TASK PROMPT: Go through the data and copy every line exactly, but not the images.

== RECORDED INFORMATION

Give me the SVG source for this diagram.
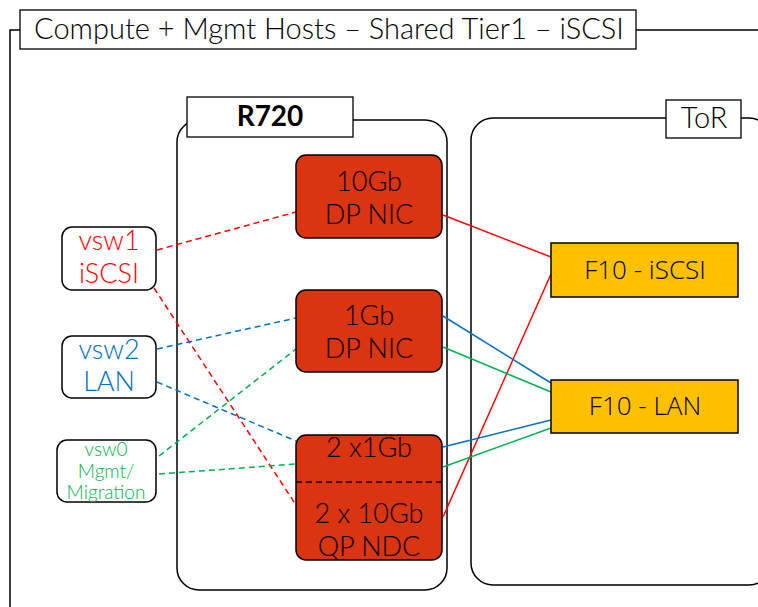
<svg xmlns="http://www.w3.org/2000/svg" width="758" height="607" viewBox="0 0 758 607">
<style>
text{font-family:Lato,"Open Sans","Liberation Sans",sans-serif;text-anchor:middle;font-weight:300}
.frame{fill:#fff;stroke:#000;stroke-width:1.5}
.lbl{fill:#fff;stroke:#000;stroke-width:1.3}
.nic{fill:#DA3410;stroke:#000;stroke-width:1.5}
.f10{fill:#FFC000;stroke:#000;stroke-width:1.5}
.vsw{fill:#fff;stroke:#000;stroke-width:1.5}
.t{font-size:27px;fill:#000}
.ft{font-family:"Open Sans","Noto Sans",sans-serif;font-size:26px;fill:#000;font-weight:300}
.dash{fill:none;stroke-width:1.5;stroke-dasharray:6 4}
.solid{fill:none;stroke-width:1.5}
.r{stroke:#FF0000}.b{stroke:#0070C0}.g{stroke:#00B050}
</style>
<g id="outer">
<path d="M20 30H10V607M636 30H758" fill="none" stroke="#000" stroke-width="1.5"/>
<rect class="lbl" x="20" y="10" width="616" height="39"/>
<text class="t" x="329" y="39" style="font-size:29px">Compute + Mgmt Hosts – Shared Tier1 – iSCSI</text>
</g>
<g id="r720">
<rect class="frame" x="177" y="120" width="270" height="470" rx="22"/>
<rect class="lbl" x="187" y="97" width="166" height="40"/>
<text class="t" x="270" y="126" style="font-weight:bold;font-size:28px">R720</text>
</g>
<g id="tor">
<rect class="frame" x="471" y="118" width="300" height="467" rx="22"/>
<rect class="lbl" x="666" y="100" width="75" height="38"/>
<text class="t" x="704" y="128" style="font-size:29px">ToR</text>
</g>
<g id="connectors">
<line class="dash r" x1="157" y1="250" x2="296" y2="212"/>
<line class="dash r" x1="154" y1="288" x2="296" y2="505"/>
<line class="dash b" x1="157" y1="349" x2="296" y2="318"/>
<line class="dash b" x1="157" y1="382" x2="296" y2="441"/>
<line class="dash g" x1="159" y1="456" x2="296" y2="349"/>
<line class="dash g" x1="159" y1="474" x2="296" y2="464"/>
<line class="solid r" x1="443" y1="215" x2="551" y2="257"/>
<line class="solid r" x1="443" y1="517" x2="551" y2="274"/>
<line class="solid b" x1="443" y1="316" x2="551" y2="383"/>
<line class="solid g" x1="443" y1="347" x2="551" y2="392"/>
<line class="solid b" x1="443" y1="447" x2="551" y2="420"/>
<line class="solid g" x1="443" y1="467" x2="551" y2="428"/>
</g>
<g id="nic10">
<rect class="nic" x="296" y="155" width="146" height="83" rx="10"/>
<text class="t" x="369" y="191">10Gb</text>
<text class="t" x="369" y="224">DP NIC</text>
</g>
<g id="nic1">
<rect class="nic" x="296" y="290" width="146" height="82" rx="10"/>
<text class="t" x="369" y="325">1Gb</text>
<text class="t" x="369" y="358">DP NIC</text>
</g>
<g id="ndc">
<rect class="nic" x="296" y="435" width="146" height="125" rx="10"/>
<line x1="296" y1="482" x2="442" y2="482" stroke="#000" stroke-width="1.5" stroke-dasharray="6 4"/>
<text class="t" x="369" y="457">2 x1Gb</text>
<text class="t" x="369" y="523">2 x 10Gb</text>
<text class="t" x="369" y="556">QP NDC</text>
</g>
<g id="vsw1">
<rect class="vsw" x="62" y="227" width="94" height="63" rx="10"/>
<text x="109" y="250" font-size="27" fill="#FF0000">vsw1</text>
<text x="109" y="283" font-size="27" fill="#FF0000">iSCSI</text>
</g>
<g id="vsw2">
<rect class="vsw" x="62" y="336" width="94" height="62" rx="10"/>
<text x="109" y="359" font-size="27" fill="#0070C0">vsw2</text>
<text x="109" y="391" font-size="27" fill="#0070C0">LAN</text>
</g>
<g id="vsw0">
<rect class="vsw" x="57" y="440" width="99" height="62" rx="10"/>
<text x="106" y="456" font-size="19" fill="#00B050">vsw0</text>
<text x="106" y="478" font-size="19" fill="#00B050">Mgmt/</text>
<text x="106" y="499" font-size="19" fill="#00B050">Migration</text>
</g>
<g id="f10iscsi">
<rect class="f10" x="551" y="243" width="187" height="54"/>
<text class="ft" x="645" y="279">F10 - iSCSI</text>
</g>
<g id="f10lan">
<rect class="f10" x="551" y="380" width="187" height="53"/>
<text class="ft" x="645" y="415">F10 - LAN</text>
</g>
</svg>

====

TASK ANSWER:
Give me the SVG source for this diagram.
<svg xmlns="http://www.w3.org/2000/svg" width="758" height="607" viewBox="0 0 758 607">
<style>
text{font-family:Lato,"Open Sans","Liberation Sans",sans-serif;text-anchor:middle;font-weight:300}
.frame{fill:#fff;stroke:#000;stroke-width:1.5}
.lbl{fill:#fff;stroke:#000;stroke-width:1.3}
.nic{fill:#DA3410;stroke:#000;stroke-width:1.5}
.f10{fill:#FFC000;stroke:#000;stroke-width:1.5}
.vsw{fill:#fff;stroke:#000;stroke-width:1.5}
.t{font-size:27px;fill:#000}
.ft{font-family:"Open Sans","Noto Sans",sans-serif;font-size:26px;fill:#000;font-weight:300}
.dash{fill:none;stroke-width:1.5;stroke-dasharray:6 4}
.solid{fill:none;stroke-width:1.5}
.r{stroke:#FF0000}.b{stroke:#0070C0}.g{stroke:#00B050}
</style>
<g id="outer">
<path d="M20 30H10V607M636 30H758" fill="none" stroke="#000" stroke-width="1.5"/>
<rect class="lbl" x="20" y="10" width="616" height="39"/>
<text class="t" x="329" y="39" style="font-size:29px">Compute + Mgmt Hosts – Shared Tier1 – iSCSI</text>
</g>
<g id="r720">
<rect class="frame" x="177" y="120" width="270" height="470" rx="22"/>
<rect class="lbl" x="187" y="97" width="166" height="40"/>
<text class="t" x="270" y="126" style="font-weight:bold;font-size:28px">R720</text>
</g>
<g id="tor">
<rect class="frame" x="471" y="118" width="300" height="467" rx="22"/>
<rect class="lbl" x="666" y="100" width="75" height="38"/>
<text class="t" x="704" y="128" style="font-size:29px">ToR</text>
</g>
<g id="connectors">
<line class="dash r" x1="157" y1="250" x2="296" y2="212"/>
<line class="dash r" x1="154" y1="288" x2="296" y2="505"/>
<line class="dash b" x1="157" y1="349" x2="296" y2="318"/>
<line class="dash b" x1="157" y1="382" x2="296" y2="441"/>
<line class="dash g" x1="159" y1="456" x2="296" y2="349"/>
<line class="dash g" x1="159" y1="474" x2="296" y2="464"/>
<line class="solid r" x1="443" y1="215" x2="551" y2="257"/>
<line class="solid r" x1="443" y1="517" x2="551" y2="274"/>
<line class="solid b" x1="443" y1="316" x2="551" y2="383"/>
<line class="solid g" x1="443" y1="347" x2="551" y2="392"/>
<line class="solid b" x1="443" y1="447" x2="551" y2="420"/>
<line class="solid g" x1="443" y1="467" x2="551" y2="428"/>
</g>
<g id="nic10">
<rect class="nic" x="296" y="155" width="146" height="83" rx="10"/>
<text class="t" x="369" y="191">10Gb</text>
<text class="t" x="369" y="224">DP NIC</text>
</g>
<g id="nic1">
<rect class="nic" x="296" y="290" width="146" height="82" rx="10"/>
<text class="t" x="369" y="325">1Gb</text>
<text class="t" x="369" y="358">DP NIC</text>
</g>
<g id="ndc">
<rect class="nic" x="296" y="435" width="146" height="125" rx="10"/>
<line x1="296" y1="482" x2="442" y2="482" stroke="#000" stroke-width="1.5" stroke-dasharray="6 4"/>
<text class="t" x="369" y="457">2 x1Gb</text>
<text class="t" x="369" y="523">2 x 10Gb</text>
<text class="t" x="369" y="556">QP NDC</text>
</g>
<g id="vsw1">
<rect class="vsw" x="62" y="227" width="94" height="63" rx="10"/>
<text x="109" y="250" font-size="27" fill="#FF0000">vsw1</text>
<text x="109" y="283" font-size="27" fill="#FF0000">iSCSI</text>
</g>
<g id="vsw2">
<rect class="vsw" x="62" y="336" width="94" height="62" rx="10"/>
<text x="109" y="359" font-size="27" fill="#0070C0">vsw2</text>
<text x="109" y="391" font-size="27" fill="#0070C0">LAN</text>
</g>
<g id="vsw0">
<rect class="vsw" x="57" y="440" width="99" height="62" rx="10"/>
<text x="106" y="456" font-size="19" fill="#00B050">vsw0</text>
<text x="106" y="478" font-size="19" fill="#00B050">Mgmt/</text>
<text x="106" y="499" font-size="19" fill="#00B050">Migration</text>
</g>
<g id="f10iscsi">
<rect class="f10" x="551" y="243" width="187" height="54"/>
<text class="ft" x="645" y="279">F10 - iSCSI</text>
</g>
<g id="f10lan">
<rect class="f10" x="551" y="380" width="187" height="53"/>
<text class="ft" x="645" y="415">F10 - LAN</text>
</g>
</svg>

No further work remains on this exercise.